MOSCOW (Reuters) - Russian President Vladimir Putin said on Sunday that artillery was used in overnight fighting in eastern Ukraine and urged Kiev to cease fighting and begin dialogue with the rebels.
"Unfortunately, what we are seeing ... tells us that the fighting is ongoing and last night we saw some active use of artillery from the Ukrainian side," Putin said after laying flowers at the Tomb of the Unknown Soldier to mark the 73rd anniversary of the Nazi troops invasion of the Soviet Union.
He said it was not clear whether artillery was used by the Ukrainian army or the "so-called paramilitary of the right-wing forces" supporting the government.

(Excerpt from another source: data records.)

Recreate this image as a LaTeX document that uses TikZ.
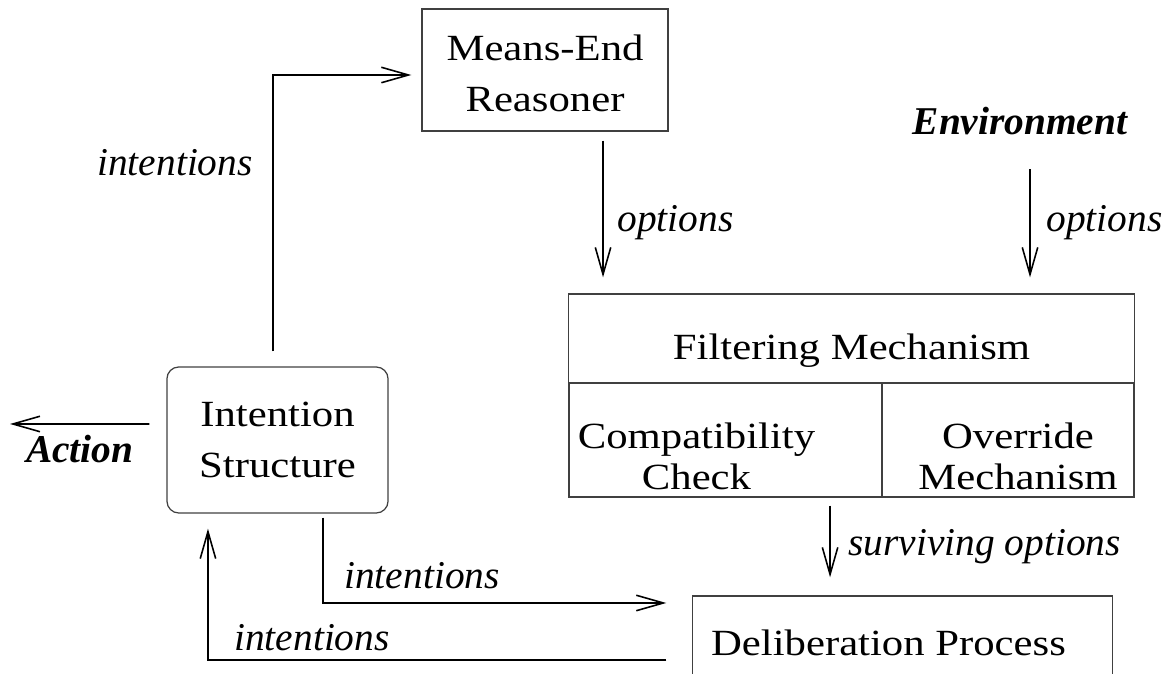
\documentclass[tikz,border=0pt]{standalone}
\usepackage{fontspec}
\setmainfont{Liberation Serif}
\newfontfamily\boxfont{Liberation Serif}[FakeStretch=1.157]
\usetikzlibrary{arrows.meta}
\begin{document}
\begin{tikzpicture}[x=0.01cm,y=-0.01cm,
           box/.style={draw=black!75,line width=0.35pt,inner sep=0pt,align=center,
                       font=\boxfont\fontsize{10.5}{14.5}\selectfont},
           ibox/.style={box,rounded corners=3.4pt},
           lbl/.style={inner sep=1pt,font=\itshape\fontsize{11.2}{13}\selectfont},
           flow/.style={draw=black,line width=0.45pt,-{Straight Barb[length=7.7pt,width=4.4pt]}}]
            \useasboundingbox (0,0) rectangle (1169,674);
            \clip (0,0) rectangle (1169,674);
            % boxes
            \node[box,minimum width=2.46cm,minimum height=1.22cm] (mer) at (545,70)
                {\raisebox{-0.06cm}[\height][\depth]{\begin{tabular}{@{}c@{}}Means-End\\Reasoner\end{tabular}}};
            \node[box,minimum width=5.65cm,minimum height=0.89cm] (filt) at (851.5,338.5)
                {\raisebox{-0.12cm}[\height][\depth]{Filtering Mechanism}};
            \node[box,minimum width=3.13cm,minimum height=1.14cm] (compat) at (725.5,440)
                {\raisebox{-0.19cm}[\height][\depth]{\begin{tabular}{@{}c@{}}Compatibility\\[-0.1cm]Check\end{tabular}}\kern0.58cm};
            \node[box,minimum width=2.52cm,minimum height=1.14cm] (over) at (1008,440)
                {\kern0.2cm\raisebox{-0.19cm}[\height][\depth]{\begin{tabular}{@{}c@{}}Override\\[-0.1cm]Mechanism\end{tabular}}};
            \node[box,minimum width=4.19cm,minimum height=0.94cm] (delib) at (902.5,643)
                {Deliberation Process\kern0.28cm};
            \node[ibox,minimum width=2.21cm,minimum height=1.46cm] (is) at (277.5,440) {Intention\\Structure};
            \node[lbl,font=\bfseries\itshape\fontsize{11.2}{13}\selectfont] (env) at (1020,121) {Environment};
            \coordinate (act) at (10,424);
            % connectors
            \draw[flow,shorten <=0.09cm,shorten >=0.16cm] ([xshift=0.58cm]mer.south)
                -- ([xshift=0.58cm]mer.south |- filt.north) node[lbl,pos=0.56,right=0.1cm] {options};
            \draw[flow,shorten <=0.3cm,shorten >=0.16cm] ([xshift=0.1cm]env.south)
                -- ([xshift=0.1cm]env.south |- filt.north) node[lbl,pos=0.54,right=0.12cm] {options};
            \draw[flow,shorten <=0.08cm,shorten >=0.18cm] ([xshift=1.045cm]compat.south)
                -- ([xshift=1.045cm]compat.south |- delib.north) node[lbl,midway,right=0.14cm] {surviving options};
            \draw[flow,shorten <=0.15cm,shorten >=0.1cm] ([xshift=-0.045cm]is.north)
                |- ([yshift=-0.05cm]mer.west) node[lbl,pos=0.35,left=0.16cm] {intentions};
            \draw[flow,shorten <=0.04cm,shorten >=0.26cm] ([xshift=0.455cm]is.south)
                |- ([yshift=0.4cm]delib.west) node[lbl,pos=0.5,anchor=south west,xshift=0.17cm,yshift=0.1cm] {intentions};
            \draw[flow,shorten <=0.26cm,shorten >=0.15cm] ([yshift=-0.17cm]delib.west)
                -| ([xshift=-0.695cm]is.south) node[lbl,pos=0.5,anchor=south west,xshift=0.22cm,yshift=0.05cm] {intentions};
            \draw[flow] ([xshift=-0.17cm,yshift=0.16cm]is.west) -- (act)
                node[lbl,midway,below=0.07cm,font=\bfseries\itshape\fontsize{11.2}{13}\selectfont] {Action};
\end{tikzpicture}
\end{document}
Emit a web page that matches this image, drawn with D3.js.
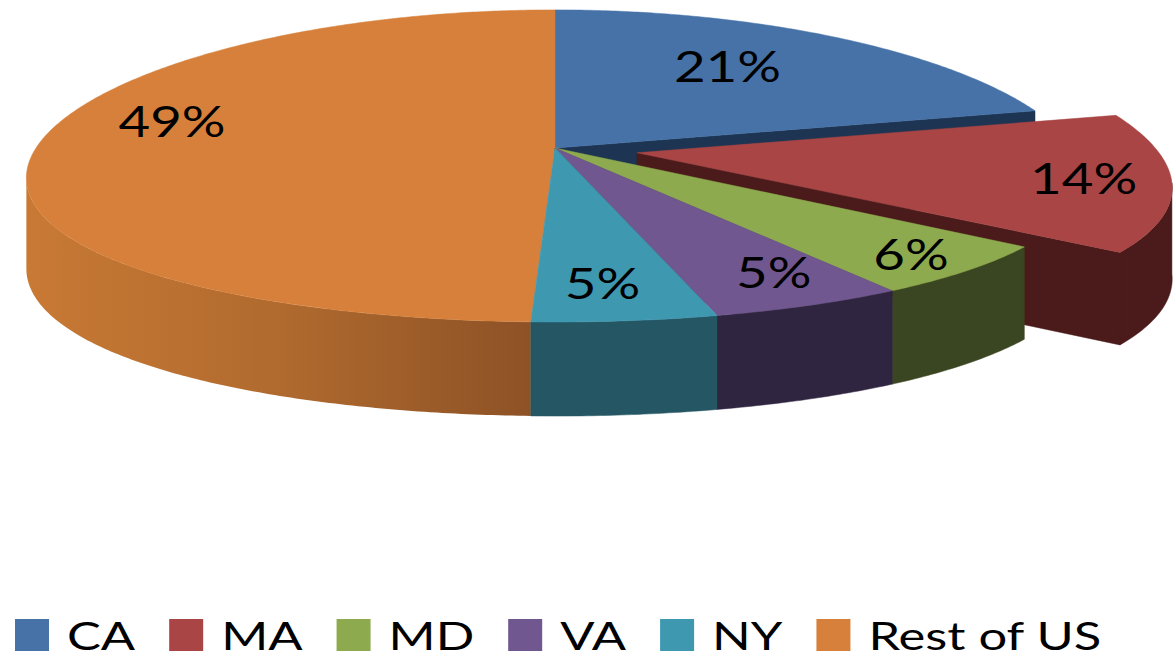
<!DOCTYPE html>
<html>
<head>
<meta charset="utf-8">
<script src="https://cdn.jsdelivr.net/npm/d3@7"></script>
<style>
  body { margin: 0; background: #fff; }
  text { font-family: Lato, "Open Sans", sans-serif; fill: #000; }
</style>
</head>
<body>
<div id="chart"></div>
<script>
// data (shares, labels as printed)
var categories = ["CA", "MA", "MD", "VA", "NY", "Rest of US"];
var shares = [21, 14.2, 5.6, 5.1, 4.7, 49.4];
var pctLabels = ["21%", "14%", "6%", "5%", "5%", "49%"];
var exploded = [0, 1, 0, 0, 0, 0];

// colours (top face / side face)
var topColors = ["#4672a8", "#a94544", "#8daa4e", "#71578f", "#3e98b0", "#d6803b"];
var sideColors = ["#1d3553", "#4a1b1a", "#3a4521", "#2f2540", "#245664", "#a8642c"];
// label placement: radius fraction and vertical nudge
var labelRadius = [0.59, 0.84, 0.88, 0.88, 0.72, 0.74];
var labelDy = [-13, 0, 0, -12, 16, -24];

var width = 1173, height = 662;

// 3d projection of the pie disk (a: angle clockwise from back, r: radius fraction, h: 0 top / 1 bottom)
var cx = 555, cy = 148, kx = 519, ky = 154, px = 0.19, py = 0.115, depth = 90, explode = 0.16;
function project(a, r, h, off) {
  var X = Math.sin(a) * r + off[0],
      Z = -Math.cos(a) * r + off[1];
  return [cx + kx * X / (1 - px * Z),
          cy + ky * Z / (1 - py * Z) + h * depth * (1 + 0.045 * Z)];
}
function rim(a0, a1, h, off) {
  var n = Math.max(2, Math.ceil((a1 - a0) / 0.01));
  return d3.range(n + 1).map(function(i) { return project(a0 + (a1 - a0) * i / n, 1, h, off); });
}

var svg = d3.select("#chart")
  .append("svg")
    .attr("width", width)
    .attr("height", height);

var defs = svg.append("defs");
var grad = defs.append("linearGradient")
    .attr("id", "restSide")
    .attr("gradientUnits", "userSpaceOnUse")
    .attr("x1", 20).attr("x2", 540).attr("y1", 0).attr("y2", 0);
grad.append("stop").attr("offset", 0).attr("stop-color", "#c97a35");
grad.append("stop").attr("offset", 0.5).attr("stop-color", "#b06a2e");
grad.append("stop").attr("offset", 1).attr("stop-color", "#8c5126");

var pie = d3.pie().sort(null).value(function(d) { return d; });
var arcs = pie(shares).map(function(d, i) {
  var mid = (d.startAngle + d.endAngle) / 2;
  d.i = i;
  d.mid = mid;
  d.off = exploded[i] ? [Math.sin(mid) * explode, -Math.cos(mid) * explode] : [0, 0];
  return d;
});

var line = d3.line().curve(d3.curveLinearClosed);
var aR = Math.acos(-px), aL = 2 * Math.PI - aR;  // silhouette angles of the side wall

// back to front
var order = arcs.slice().sort(function(a, b) {
  return (-Math.cos(a.mid) + a.off[1]) - (-Math.cos(b.mid) + b.off[1]);
});

var g = svg.append("g");
order.forEach(function(d) {
  var i = d.i, off = d.off;
  var prevExp = exploded[(i + categories.length - 1) % categories.length],
      nextExp = exploded[(i + 1) % categories.length];
  var cut = exploded[i] || prevExp || nextExp;

  // outer wall
  var w0 = Math.max(d.startAngle, aR), w1 = Math.min(d.endAngle, aL);
  if (w1 > w0) {
    var pts = rim(w0, w1, 0, off).concat(rim(w0, w1, 1, off).reverse());
    g.append("path")
      .attr("d", line(pts))
      .attr("fill", i === 5 ? "url(#restSide)" : sideColors[i])
      .attr("stroke", i === 5 ? "none" : sideColors[i])
      .attr("stroke-width", 0.5);
  }
  // cut faces exposed by the exploded slice
  if (cut) {
    [[d.endAngle, Math.sin(d.endAngle) > 0], [d.startAngle, Math.sin(d.startAngle) < 0]].forEach(function(e) {
      if (!e[1]) return;
      var pts = [project(0, 0, 0, off), project(e[0], 1, 0, off), project(e[0], 1, 1, off), project(0, 0, 1, off)];
      g.append("path")
        .attr("d", line(pts))
        .attr("fill", sideColors[i])
        .attr("stroke", sideColors[i])
        .attr("stroke-width", 0.5);
    });
  }
  // top face
  var top = [project(0, 0, 0, off)].concat(rim(d.startAngle, d.endAngle, 0, off));
  g.append("path")
    .attr("d", line(top))
    .attr("fill", topColors[i])
    .attr("stroke", topColors[i])
    .attr("stroke-width", 0.5);
});

// data labels
var stretch = 1.3;
svg.append("g")
  .selectAll("text")
  .data(arcs)
  .enter()
  .append("text")
    .attr("transform", function(d) {
      var p = project(d.mid, labelRadius[d.i], 0, d.off);
      return "translate(" + p[0] + "," + (p[1] + labelDy[d.i]) + ") scale(" + stretch + ",1)";
    })
    .attr("text-anchor", "middle")
    .attr("dy", "0.36em")
    .style("font-size", "42px")
    .text(function(d) { return pctLabels[d.i]; });

// legend
var legend = svg.append("g").attr("transform", "translate(15,619)");
var lx = 0;
categories.forEach(function(c, i) {
  legend.append("rect")
    .attr("x", lx).attr("y", 0)
    .attr("width", 34).attr("height", 32)
    .attr("fill", topColors[i]);
  var t = legend.append("text")
    .attr("transform", "translate(" + (lx + 52) + ",31) scale(" + stretch + ",1)")
    .style("font-size", "39px")
    .text(c);
  lx += 52 + t.node().getComputedTextLength() * stretch + 34;
});
</script>
</body>
</html>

"It is horrible that so many years after the start of the Great Patriotic War (the Russian name for the World War II period from 1941 to 1945) blood is being spilled on the territory of the former Soviet Union," he said, according to a statement published on the Kremlin website.
"We need to ensure that all fighting is stopped."
He reiterated his support for Ukrainian President Petro Poroshenko's ceasefire and his peace plan, saying a dialogue between Kiev and residents of Eastern Ukraine should begin. (Full Story)
"The fact that Poroshenko announced a ceasefire is no doubt an important... part of the final (peace) resolution," he said. "Without this it would be impossible to agree on anything and Russia will by all means support these intentions."
The Ukrainian forces' seven-day ceasefire began at 10 p.m. last Friday, as part of Poroshenko's plan to end a rebel insurgency in the east of the country.
Fighting resumed on Saturday after pro-Russian separatists attacked Ukrainian posts on the border with Russia and a military base and tried to storm an airforce base overnight into Saturday, government forces said. (Full Story)
The insurgency in the Russian-speaking east erupted in April after street protests in the capital Kiev toppled the Moscow-backed leader Viktor Yanukovich. Russia subsequently annexed Ukraine's Crimean peninsula and the West has accused Russia of supporting the insurgency.